Among the entries below, copy only the span from the line containing "Write a LaTeX" through the line containing "(0,0) rectangle (706,679);". Do so exactly, and skip the pictures.

#### [EXTRACTED MATERIAL]
============
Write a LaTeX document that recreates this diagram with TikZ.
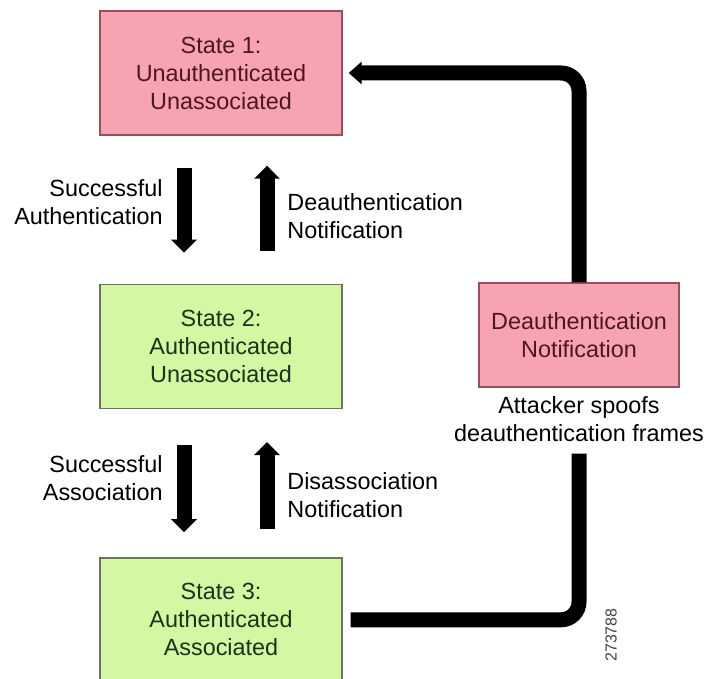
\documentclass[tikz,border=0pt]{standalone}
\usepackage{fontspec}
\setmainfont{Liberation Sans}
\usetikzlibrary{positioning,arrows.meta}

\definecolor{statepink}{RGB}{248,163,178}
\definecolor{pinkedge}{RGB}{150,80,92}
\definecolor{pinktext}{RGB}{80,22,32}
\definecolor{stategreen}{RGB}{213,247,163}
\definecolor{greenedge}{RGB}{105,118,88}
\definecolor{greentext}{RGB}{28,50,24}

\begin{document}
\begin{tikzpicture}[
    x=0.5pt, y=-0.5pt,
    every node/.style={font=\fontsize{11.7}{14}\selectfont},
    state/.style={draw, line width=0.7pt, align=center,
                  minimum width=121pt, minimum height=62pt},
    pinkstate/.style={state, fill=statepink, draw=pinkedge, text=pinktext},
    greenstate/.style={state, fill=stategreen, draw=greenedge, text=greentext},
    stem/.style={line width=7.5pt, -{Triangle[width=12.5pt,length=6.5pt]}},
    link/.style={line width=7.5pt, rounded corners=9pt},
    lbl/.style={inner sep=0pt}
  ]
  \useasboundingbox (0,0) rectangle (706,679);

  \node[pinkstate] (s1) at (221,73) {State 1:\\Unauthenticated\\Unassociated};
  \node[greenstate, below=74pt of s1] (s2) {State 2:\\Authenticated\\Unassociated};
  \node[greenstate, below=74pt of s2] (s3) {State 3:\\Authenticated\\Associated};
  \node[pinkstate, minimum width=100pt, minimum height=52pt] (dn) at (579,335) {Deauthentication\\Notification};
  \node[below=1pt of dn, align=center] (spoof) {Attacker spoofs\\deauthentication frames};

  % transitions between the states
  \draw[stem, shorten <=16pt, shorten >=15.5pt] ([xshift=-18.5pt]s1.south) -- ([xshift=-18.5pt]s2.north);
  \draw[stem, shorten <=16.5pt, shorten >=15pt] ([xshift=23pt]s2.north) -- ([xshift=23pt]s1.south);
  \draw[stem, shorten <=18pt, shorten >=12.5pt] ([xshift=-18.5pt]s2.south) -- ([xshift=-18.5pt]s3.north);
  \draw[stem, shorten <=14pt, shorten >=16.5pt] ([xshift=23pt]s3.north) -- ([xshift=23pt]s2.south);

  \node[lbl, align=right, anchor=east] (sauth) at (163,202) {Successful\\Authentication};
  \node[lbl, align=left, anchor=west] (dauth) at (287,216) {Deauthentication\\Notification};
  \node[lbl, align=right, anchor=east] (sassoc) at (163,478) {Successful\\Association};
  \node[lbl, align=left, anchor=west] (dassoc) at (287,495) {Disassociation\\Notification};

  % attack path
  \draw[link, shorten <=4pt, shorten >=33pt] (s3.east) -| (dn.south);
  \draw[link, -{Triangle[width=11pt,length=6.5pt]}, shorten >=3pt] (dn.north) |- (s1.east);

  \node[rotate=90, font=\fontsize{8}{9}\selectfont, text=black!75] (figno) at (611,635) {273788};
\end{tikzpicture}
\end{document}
============
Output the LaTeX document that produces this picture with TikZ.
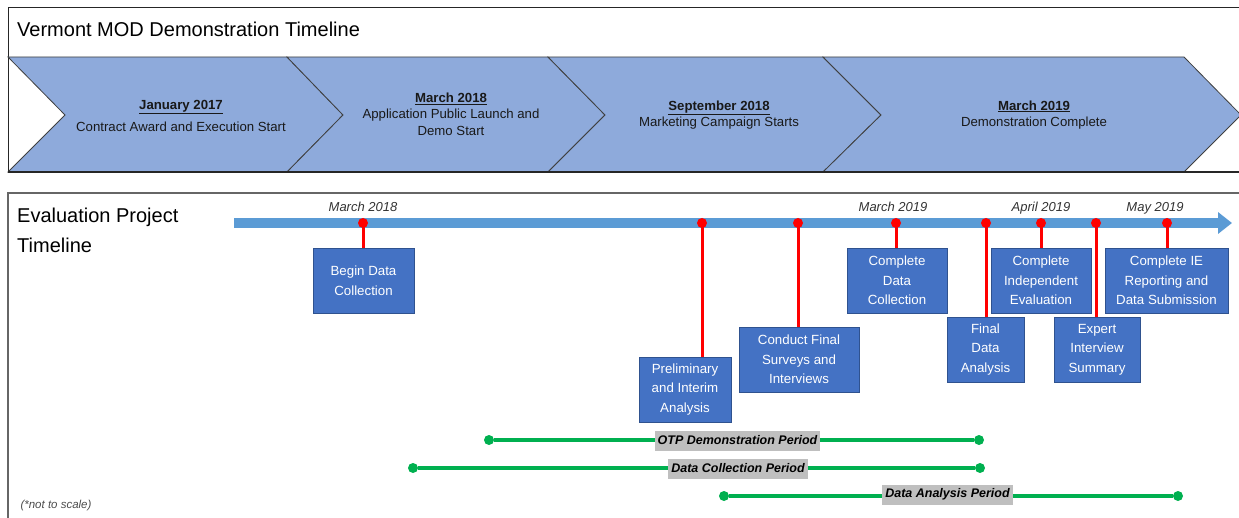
============
#### [TASK RESULT]
Write a LaTeX document that recreates this diagram with TikZ.
\documentclass[tikz,border=0pt]{standalone}
\usepackage{fontspec}
\setmainfont{Liberation Sans}
\usetikzlibrary{positioning,arrows.meta}

\definecolor{statepink}{RGB}{248,163,178}
\definecolor{pinkedge}{RGB}{150,80,92}
\definecolor{pinktext}{RGB}{80,22,32}
\definecolor{stategreen}{RGB}{213,247,163}
\definecolor{greenedge}{RGB}{105,118,88}
\definecolor{greentext}{RGB}{28,50,24}

\begin{document}
\begin{tikzpicture}[
    x=0.5pt, y=-0.5pt,
    every node/.style={font=\fontsize{11.7}{14}\selectfont},
    state/.style={draw, line width=0.7pt, align=center,
                  minimum width=121pt, minimum height=62pt},
    pinkstate/.style={state, fill=statepink, draw=pinkedge, text=pinktext},
    greenstate/.style={state, fill=stategreen, draw=greenedge, text=greentext},
    stem/.style={line width=7.5pt, -{Triangle[width=12.5pt,length=6.5pt]}},
    link/.style={line width=7.5pt, rounded corners=9pt},
    lbl/.style={inner sep=0pt}
  ]
  \useasboundingbox (0,0) rectangle (706,679);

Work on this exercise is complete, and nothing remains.